When solving best subset regression as a mixed integer program, how do you decide how tightly to bound the range of values of the $X$ values? When the box is tight, the solver finds a solution quickly, but potential solutions are ignored. How quickly should I expand the box?
I built my constraints to estimate variance using the following approach:
Rather than apply cuts on the covariance matrix directly, the cuts are applied on the principal components.

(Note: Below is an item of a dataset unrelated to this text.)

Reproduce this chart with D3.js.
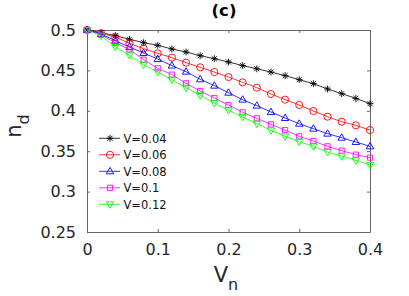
<!DOCTYPE html>
<html>
<head>
<meta charset="utf-8">
<script src="https://cdn.jsdelivr.net/npm/d3@7"></script>
<style>
  body { margin: 0; background: #fff; }
  text { font-family: "DejaVu Sans", sans-serif; }
</style>
</head>
<body>
<svg id="svg1" width="409" height="296"></svg>
<script>
var vn = [0, 0.02, 0.04, 0.06, 0.08, 0.10, 0.12, 0.14, 0.16, 0.18, 0.20,
          0.22, 0.24, 0.26, 0.28, 0.30, 0.32, 0.34, 0.36, 0.38, 0.40];
var v004 = [0.5, 0.4967, 0.493, 0.4885, 0.4843, 0.481, 0.4765, 0.4728, 0.4682, 0.4645, 0.4604,
            0.456, 0.452, 0.448, 0.4435, 0.4385, 0.4336, 0.427, 0.4212, 0.4154, 0.4088];
var v006 = [0.5, 0.496, 0.4913, 0.4835, 0.477, 0.4711, 0.4658, 0.4596, 0.4538, 0.448, 0.4418,
            0.4352, 0.4286, 0.4208, 0.4138, 0.4072, 0.3997, 0.3927, 0.3865, 0.382, 0.3762];
var v008 = [0.5, 0.495, 0.4868, 0.479, 0.4715, 0.464, 0.456, 0.4484, 0.439, 0.4311, 0.4224,
            0.4138, 0.4064, 0.3985, 0.3911, 0.384, 0.3779, 0.3717, 0.3667, 0.3614, 0.356];
var v010 = [0.5, 0.4942, 0.4843, 0.476, 0.4633, 0.4526, 0.4447, 0.434, 0.4245, 0.4158, 0.4072,
            0.3981, 0.3907, 0.3832, 0.3762, 0.3684, 0.3626, 0.356, 0.3507, 0.3457, 0.342];
var v012 = [0.5, 0.493, 0.479, 0.4686, 0.4571, 0.448, 0.4385, 0.4286, 0.4191, 0.4097, 0.4006,
            0.3923, 0.384, 0.3758, 0.3684, 0.3618, 0.356, 0.349, 0.3437, 0.3387, 0.333];
var names = ["V=0.04", "V=0.06", "V=0.08", "V=0.1", "V=0.12"];
var xTicks = [0, 0.1, 0.2, 0.3, 0.4];
var yTicks = [0.25, 0.3, 0.35, 0.4, 0.45, 0.5];

var series = [
  {name: names[0], vals: v004, color: "#000000", marker: "star"},
  {name: names[1], vals: v006, color: "#ff0000", marker: "circle"},
  {name: names[2], vals: v008, color: "#0000ff", marker: "up"},
  {name: names[3], vals: v010, color: "#ff00ff", marker: "square"},
  {name: names[4], vals: v012, color: "#00ff00", marker: "down"}
];

var svg = d3.select("#svg1"),
  margin = {top: 30, right: 39, bottom: 64, left: 87},
  width = +svg.attr("width") - margin.left - margin.right,
  height = +svg.attr("height") - margin.top - margin.bottom,
  g = svg.append("g").attr("transform", "translate(" + margin.left + "," + margin.top + ")");

var x = d3.scaleLinear().domain([0, 0.4]).range([0, width]);
var y = d3.scaleLinear().domain([0.25, 0.5]).range([height, 0]);

function markerPath(type) {
  var r = 3.4;
  if (type === "star") {
    var d = r * 0.72;
    return "M" + (-r) + ",0L" + r + ",0M0," + (-r) + "L0," + r +
      "M" + (-d) + "," + (-d) + "L" + d + "," + d + "M" + (-d) + "," + d + "L" + d + "," + (-d);
  }
  if (type === "circle") return d3.symbol(d3.symbolCircle, 40)();
  if (type === "square") return "M-2.6,-2.6H2.6V2.6H-2.6Z";
  if (type === "up") return "M0,-3.9L3.7,2.5L-3.7,2.5Z";
  if (type === "down") return "M0,3.9L3.7,-2.5L-3.7,-2.5Z";
}

// axes box with inward ticks
var fmt = function(d) { return d === 0 ? "0" : d3.format("")(+d.toFixed(2)); };
g.append("g")
  .attr("transform", "translate(0," + height + ")")
  .call(d3.axisBottom(x).tickValues(xTicks).tickSizeInner(-3).tickSizeOuter(0).tickPadding(12).tickFormat(fmt));
g.append("g")
  .call(d3.axisTop(x).tickValues(xTicks).tickSizeInner(-3).tickSizeOuter(0).tickFormat(""));
g.append("g")
  .call(d3.axisLeft(y).tickValues(yTicks).tickSizeInner(-3).tickSizeOuter(0).tickPadding(11).tickFormat(fmt));
g.append("g")
  .attr("transform", "translate(" + width + ",0)")
  .call(d3.axisRight(y).tickValues(yTicks).tickSizeInner(-3).tickSizeOuter(0).tickFormat(""));
g.selectAll(".domain").attr("stroke", "#666");
g.selectAll(".tick line").attr("stroke", "#666");
g.selectAll(".tick text").attr("font-size", 16).attr("fill", "#262626")
  .attr("font-family", "DejaVu Sans, sans-serif");

var line = d3.line()
  .x(function(d, i) { return x(vn[i]); })
  .y(function(d) { return y(d); });

series.forEach(function(s) {
  g.append("path")
    .datum(s.vals)
    .attr("fill", "none")
    .attr("stroke", s.color)
    .attr("stroke-width", 0.8)
    .attr("d", line);
  g.selectAll(null)
    .data(s.vals)
    .enter().append("path")
    .attr("transform", function(d, i) { return "translate(" + x(vn[i]) + "," + y(d) + ")"; })
    .attr("d", markerPath(s.marker))
    .attr("fill", "none")
    .attr("stroke", s.color)
    .attr("stroke-width", 0.9);
});

// legend
var leg = g.append("g").attr("transform", "translate(12,108.3)");
series.forEach(function(s, i) {
  var row = leg.append("g").attr("transform", "translate(0," + (i * 16.5) + ")");
  row.append("line").attr("x1", 0).attr("x2", 21).attr("y1", 0).attr("y2", 0)
    .attr("stroke", s.color).attr("stroke-width", 0.8);
  row.append("path").attr("transform", "translate(11,0)").attr("d", markerPath(s.marker))
    .attr("fill", "none").attr("stroke", s.color).attr("stroke-width", 0.9);
  row.append("text").attr("x", 24.5).attr("y", 4.2).attr("font-size", 11.5).attr("fill", "#111")
    .text(s.name);
});

// title and axis labels
svg.append("text").attr("x", 224).attr("y", 15.5)
  .attr("text-anchor", "middle").attr("font-size", 16.5).attr("font-weight", "bold").text("(c)");
var xl = svg.append("text").attr("x", 226).attr("y", 282).attr("text-anchor", "middle").attr("font-size", 21)
  .attr("fill", "#262626");
xl.append("tspan").text("V");
xl.append("tspan").attr("font-size", 16).attr("dy", 8).text("n");
var yl = svg.append("text").attr("transform", "translate(21,126) rotate(-90)")
  .attr("text-anchor", "middle").attr("font-size", 21).attr("fill", "#262626");
yl.append("tspan").text("n");
yl.append("tspan").attr("font-size", 16).attr("dy", 8).text("d");
</script>
</body>
</html>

I want to minimize the variance of the sum of a vector $X$ ($1\times N$):
$$\text{Variance} = X \Sigma X^\top= X(Q\Lambda Q^\top)X^\top.$$
Let
$E_i:$ Eigenvalue $i$ ($1\times1$)
$V_i:$ Eigenvector $i$ ($N\times1$)
$= \sum_{i} E_i (XV_i)^2 = \sum_{i}\text{ComponentContribution}_i$
Near a reference vector $X_0$:
$$\text{ComponentContribution}_i \ge E_i (X_0V_i)^2+ 2E_i (X_0V_i)(XV_i-X_0V_i).$$
Note that there are many potential $X_0$ that have an equal value for $X_0V_i$. The above estimate for the component's contribution to variance does not depend on $X_0$. It only depends on $X_0V_i$. This allows the approximation to be useful near many different $X_0$. It is an approximation near a load value. Substituting:
\begin{align}L_0 &= X_0V_i\quad(1\times1)\\\text{ComponentContribution}_i &\ge E_iL^2 + 2E_iL(XV_i - L)\\\text{ComponentContribution}_i &\ge E_i(2LXV_i - L^2).\end{align}
This allows each component's contribution to be estimated independently. One benefit is that more constraints (more $L$ values) can be made for estimating the first component than for the smallest.
However, this leads to a second question, when evaluating the sources of error for an intermediate solution, how should I decide which components are contributing enough to error in the estimate to justify adding a constraint? Which should be lumped together into a single constraint?
I posted a working test to github.